What the task asks: Leave out the pictures and repeat the rest of the material exactly.

[Start of Recorded data]

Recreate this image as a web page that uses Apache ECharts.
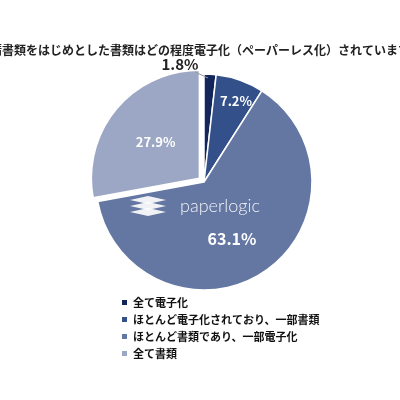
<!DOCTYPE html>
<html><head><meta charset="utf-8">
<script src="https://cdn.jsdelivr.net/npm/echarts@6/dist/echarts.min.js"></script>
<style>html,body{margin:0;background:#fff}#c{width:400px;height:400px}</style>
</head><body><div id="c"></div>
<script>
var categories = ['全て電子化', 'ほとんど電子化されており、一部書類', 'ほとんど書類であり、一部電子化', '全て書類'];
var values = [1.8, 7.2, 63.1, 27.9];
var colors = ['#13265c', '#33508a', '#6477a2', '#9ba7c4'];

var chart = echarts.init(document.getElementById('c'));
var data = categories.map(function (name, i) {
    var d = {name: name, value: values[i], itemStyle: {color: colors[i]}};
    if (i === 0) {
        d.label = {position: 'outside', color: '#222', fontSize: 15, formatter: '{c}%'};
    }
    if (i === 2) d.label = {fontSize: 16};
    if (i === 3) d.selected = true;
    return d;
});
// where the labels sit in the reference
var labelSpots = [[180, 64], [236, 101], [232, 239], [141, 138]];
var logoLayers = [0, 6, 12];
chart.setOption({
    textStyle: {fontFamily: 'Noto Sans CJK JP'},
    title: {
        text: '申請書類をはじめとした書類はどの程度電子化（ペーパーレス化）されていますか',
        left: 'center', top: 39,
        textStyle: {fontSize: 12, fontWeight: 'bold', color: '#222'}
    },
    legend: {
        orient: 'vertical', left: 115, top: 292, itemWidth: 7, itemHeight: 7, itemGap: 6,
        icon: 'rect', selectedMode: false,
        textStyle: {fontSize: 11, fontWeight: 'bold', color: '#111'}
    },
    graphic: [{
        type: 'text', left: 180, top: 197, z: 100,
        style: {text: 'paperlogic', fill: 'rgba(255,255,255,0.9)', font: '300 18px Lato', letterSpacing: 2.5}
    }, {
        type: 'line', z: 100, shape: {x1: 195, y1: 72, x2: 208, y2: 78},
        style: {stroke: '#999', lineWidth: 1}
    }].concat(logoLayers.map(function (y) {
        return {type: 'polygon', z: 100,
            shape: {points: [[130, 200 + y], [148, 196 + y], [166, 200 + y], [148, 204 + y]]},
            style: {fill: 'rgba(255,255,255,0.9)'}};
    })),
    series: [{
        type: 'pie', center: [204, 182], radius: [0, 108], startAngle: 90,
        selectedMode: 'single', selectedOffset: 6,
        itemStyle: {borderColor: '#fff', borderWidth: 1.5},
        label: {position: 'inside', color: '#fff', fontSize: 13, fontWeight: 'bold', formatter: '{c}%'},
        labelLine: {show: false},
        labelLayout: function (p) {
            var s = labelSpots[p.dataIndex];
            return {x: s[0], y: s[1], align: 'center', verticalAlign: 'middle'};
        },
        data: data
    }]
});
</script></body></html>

[End of Recorded data]

Correct answer:
Recreate this image as a web page that uses Apache ECharts.
<!DOCTYPE html>
<html><head><meta charset="utf-8">
<script src="https://cdn.jsdelivr.net/npm/echarts@6/dist/echarts.min.js"></script>
<style>html,body{margin:0;background:#fff}#c{width:400px;height:400px}</style>
</head><body><div id="c"></div>
<script>
var categories = ['全て電子化', 'ほとんど電子化されており、一部書類', 'ほとんど書類であり、一部電子化', '全て書類'];
var values = [1.8, 7.2, 63.1, 27.9];
var colors = ['#13265c', '#33508a', '#6477a2', '#9ba7c4'];

var chart = echarts.init(document.getElementById('c'));
var data = categories.map(function (name, i) {
    var d = {name: name, value: values[i], itemStyle: {color: colors[i]}};
    if (i === 0) {
        d.label = {position: 'outside', color: '#222', fontSize: 15, formatter: '{c}%'};
    }
    if (i === 2) d.label = {fontSize: 16};
    if (i === 3) d.selected = true;
    return d;
});
// where the labels sit in the reference
var labelSpots = [[180, 64], [236, 101], [232, 239], [141, 138]];
var logoLayers = [0, 6, 12];
chart.setOption({
    textStyle: {fontFamily: 'Noto Sans CJK JP'},
    title: {
        text: '申請書類をはじめとした書類はどの程度電子化（ペーパーレス化）されていますか',
        left: 'center', top: 39,
        textStyle: {fontSize: 12, fontWeight: 'bold', color: '#222'}
    },
    legend: {
        orient: 'vertical', left: 115, top: 292, itemWidth: 7, itemHeight: 7, itemGap: 6,
        icon: 'rect', selectedMode: false,
        textStyle: {fontSize: 11, fontWeight: 'bold', color: '#111'}
    },
    graphic: [{
        type: 'text', left: 180, top: 197, z: 100,
        style: {text: 'paperlogic', fill: 'rgba(255,255,255,0.9)', font: '300 18px Lato', letterSpacing: 2.5}
    }, {
        type: 'line', z: 100, shape: {x1: 195, y1: 72, x2: 208, y2: 78},
        style: {stroke: '#999', lineWidth: 1}
    }].concat(logoLayers.map(function (y) {
        return {type: 'polygon', z: 100,
            shape: {points: [[130, 200 + y], [148, 196 + y], [166, 200 + y], [148, 204 + y]]},
            style: {fill: 'rgba(255,255,255,0.9)'}};
    })),
    series: [{
        type: 'pie', center: [204, 182], radius: [0, 108], startAngle: 90,
        selectedMode: 'single', selectedOffset: 6,
        itemStyle: {borderColor: '#fff', borderWidth: 1.5},
        label: {position: 'inside', color: '#fff', fontSize: 13, fontWeight: 'bold', formatter: '{c}%'},
        labelLine: {show: false},
        labelLayout: function (p) {
            var s = labelSpots[p.dataIndex];
            return {x: s[0], y: s[1], align: 'center', verticalAlign: 'middle'};
        },
        data: data
    }]
});
</script></body></html>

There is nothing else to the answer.